The department’s research environment is unusually thick in conflict-sensitive scholarship: studies on Bangsamoro grievances and internal challenges, rido-related institutional support, the Marawi siege as recorded history, displacement, painful histories, and peacebuilding narratives. What stands out is not only “conflict” as a topic, but conflict as a historical field that demands documentation (recording accounts, oral histories, comparative memory work) and policy-facing interpretation.
A strong strand of work focuses on indigenous languages, cultural dictionaries, grammar descriptions, and the lived experiences of IP students, alongside ethnographic histories and studies of practices and knowledge systems. Here the department looks like a hybrid of history and anthropology/linguistics: it treats documentation itself (lexicons, cultural terms, oral histories) as a form of scholarly production—and as a public good.
Another defining feature is the presence of archaeology and site-based history: work on Fort Almonte, archaeological surveying in Lanao del Sur, and studies explicitly framed around probing earlier relations (including Meranaw–Chinese relations before 1898). This gives the department a material-method profile that complements its archival and oral-history strengths.

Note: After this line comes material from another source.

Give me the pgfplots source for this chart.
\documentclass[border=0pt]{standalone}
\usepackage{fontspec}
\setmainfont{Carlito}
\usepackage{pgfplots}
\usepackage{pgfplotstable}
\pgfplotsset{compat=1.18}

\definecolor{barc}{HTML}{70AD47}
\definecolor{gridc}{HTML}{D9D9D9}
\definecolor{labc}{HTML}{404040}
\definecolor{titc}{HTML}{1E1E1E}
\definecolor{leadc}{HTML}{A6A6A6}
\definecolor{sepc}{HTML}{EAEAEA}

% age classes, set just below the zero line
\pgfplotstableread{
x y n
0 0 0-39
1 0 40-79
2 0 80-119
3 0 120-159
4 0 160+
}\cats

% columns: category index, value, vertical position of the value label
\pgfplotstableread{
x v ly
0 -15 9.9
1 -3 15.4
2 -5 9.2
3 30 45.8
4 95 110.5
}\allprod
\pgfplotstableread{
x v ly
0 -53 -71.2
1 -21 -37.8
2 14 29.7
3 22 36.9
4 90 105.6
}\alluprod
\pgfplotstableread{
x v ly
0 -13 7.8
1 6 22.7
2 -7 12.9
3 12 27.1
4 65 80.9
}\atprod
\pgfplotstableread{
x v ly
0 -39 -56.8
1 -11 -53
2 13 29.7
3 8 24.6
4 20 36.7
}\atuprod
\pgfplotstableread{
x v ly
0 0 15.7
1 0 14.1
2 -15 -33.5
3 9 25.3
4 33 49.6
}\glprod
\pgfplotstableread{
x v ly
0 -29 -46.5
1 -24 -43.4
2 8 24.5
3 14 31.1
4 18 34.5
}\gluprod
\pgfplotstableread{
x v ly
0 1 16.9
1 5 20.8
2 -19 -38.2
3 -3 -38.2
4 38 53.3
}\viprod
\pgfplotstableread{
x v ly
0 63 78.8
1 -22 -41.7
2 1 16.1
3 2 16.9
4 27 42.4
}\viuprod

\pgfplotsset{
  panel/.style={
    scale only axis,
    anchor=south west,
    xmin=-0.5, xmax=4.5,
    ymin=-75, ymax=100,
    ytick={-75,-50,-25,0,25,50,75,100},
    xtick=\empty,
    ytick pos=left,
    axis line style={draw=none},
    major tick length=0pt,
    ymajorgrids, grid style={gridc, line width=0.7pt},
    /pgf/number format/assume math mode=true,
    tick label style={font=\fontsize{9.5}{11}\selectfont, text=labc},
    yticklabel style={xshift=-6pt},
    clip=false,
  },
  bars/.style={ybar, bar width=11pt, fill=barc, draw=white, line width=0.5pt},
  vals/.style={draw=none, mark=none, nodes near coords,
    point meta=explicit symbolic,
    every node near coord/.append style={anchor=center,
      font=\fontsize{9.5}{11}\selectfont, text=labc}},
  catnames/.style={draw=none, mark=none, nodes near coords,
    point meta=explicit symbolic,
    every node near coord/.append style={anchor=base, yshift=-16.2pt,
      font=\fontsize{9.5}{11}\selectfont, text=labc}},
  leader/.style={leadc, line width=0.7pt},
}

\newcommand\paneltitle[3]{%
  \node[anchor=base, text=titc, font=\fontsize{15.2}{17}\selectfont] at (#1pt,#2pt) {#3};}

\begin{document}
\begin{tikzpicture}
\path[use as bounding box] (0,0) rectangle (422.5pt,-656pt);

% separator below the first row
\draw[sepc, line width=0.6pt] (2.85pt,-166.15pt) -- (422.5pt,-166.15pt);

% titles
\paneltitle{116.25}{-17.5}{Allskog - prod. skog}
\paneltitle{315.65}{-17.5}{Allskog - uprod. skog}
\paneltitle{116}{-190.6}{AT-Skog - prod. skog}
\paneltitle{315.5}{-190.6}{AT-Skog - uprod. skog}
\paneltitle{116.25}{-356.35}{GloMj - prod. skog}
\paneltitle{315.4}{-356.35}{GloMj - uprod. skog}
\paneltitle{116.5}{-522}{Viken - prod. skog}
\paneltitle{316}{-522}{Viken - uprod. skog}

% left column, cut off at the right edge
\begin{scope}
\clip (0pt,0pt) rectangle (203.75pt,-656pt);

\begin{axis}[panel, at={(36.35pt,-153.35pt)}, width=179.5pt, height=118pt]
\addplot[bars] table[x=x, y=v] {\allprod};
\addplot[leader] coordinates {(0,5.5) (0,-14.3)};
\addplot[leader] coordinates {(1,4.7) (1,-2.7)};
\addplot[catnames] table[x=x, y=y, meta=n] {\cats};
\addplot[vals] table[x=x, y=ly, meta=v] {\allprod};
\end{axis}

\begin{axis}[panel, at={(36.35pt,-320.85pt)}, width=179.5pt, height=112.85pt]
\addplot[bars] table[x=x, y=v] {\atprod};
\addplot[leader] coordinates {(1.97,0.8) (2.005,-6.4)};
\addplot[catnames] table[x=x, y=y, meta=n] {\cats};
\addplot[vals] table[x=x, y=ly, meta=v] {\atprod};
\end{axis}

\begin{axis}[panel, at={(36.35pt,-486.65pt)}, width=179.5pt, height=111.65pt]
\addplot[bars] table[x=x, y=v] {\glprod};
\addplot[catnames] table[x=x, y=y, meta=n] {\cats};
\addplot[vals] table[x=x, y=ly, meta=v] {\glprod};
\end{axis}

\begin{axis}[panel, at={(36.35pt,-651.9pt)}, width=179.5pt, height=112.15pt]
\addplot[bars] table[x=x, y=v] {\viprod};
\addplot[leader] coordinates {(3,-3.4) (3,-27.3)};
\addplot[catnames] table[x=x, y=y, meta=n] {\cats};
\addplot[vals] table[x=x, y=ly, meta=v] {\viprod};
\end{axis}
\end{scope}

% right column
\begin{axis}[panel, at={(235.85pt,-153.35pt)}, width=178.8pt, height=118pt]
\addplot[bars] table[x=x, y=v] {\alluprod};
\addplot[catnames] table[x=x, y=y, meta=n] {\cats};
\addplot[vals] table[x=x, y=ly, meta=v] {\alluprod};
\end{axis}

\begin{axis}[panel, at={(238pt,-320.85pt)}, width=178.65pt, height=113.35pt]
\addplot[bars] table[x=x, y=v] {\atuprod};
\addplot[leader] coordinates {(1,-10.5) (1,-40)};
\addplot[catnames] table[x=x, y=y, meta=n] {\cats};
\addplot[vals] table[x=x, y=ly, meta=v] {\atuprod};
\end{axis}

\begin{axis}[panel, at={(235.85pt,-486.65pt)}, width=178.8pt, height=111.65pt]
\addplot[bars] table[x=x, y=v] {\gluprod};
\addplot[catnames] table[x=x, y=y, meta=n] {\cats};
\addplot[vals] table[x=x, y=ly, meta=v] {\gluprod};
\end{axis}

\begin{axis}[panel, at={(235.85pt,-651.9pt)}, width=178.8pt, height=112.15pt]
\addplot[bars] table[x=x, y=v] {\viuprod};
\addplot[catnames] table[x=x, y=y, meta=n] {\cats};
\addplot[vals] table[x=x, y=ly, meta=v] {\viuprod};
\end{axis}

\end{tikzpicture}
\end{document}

Department research includes sustained attention to Chinese communities and associations in Iligan, family and community histories, and trade/maritime network questions, while current engagements extend this outward through projects framed as “diaspora” and people-to-people bonds between China and the Philippines. The consistent theme is mobility and integration—how communities become local while remaining tied to translocal circuits.
Alongside “classic” historical domains, the department also hosts research that reads contemporary phenomena historically: subcultures (skateboarding, heavy metal), digital activism, women’s organizing and leadership, disaster risk governance, mining and FPIC questions, and the social implications of drug policy and Tokhang. In other words, the department’s research environment does not treat the present as outside history; it treats the present as a site where historical methods can be applied to living institutions, narratives, and power.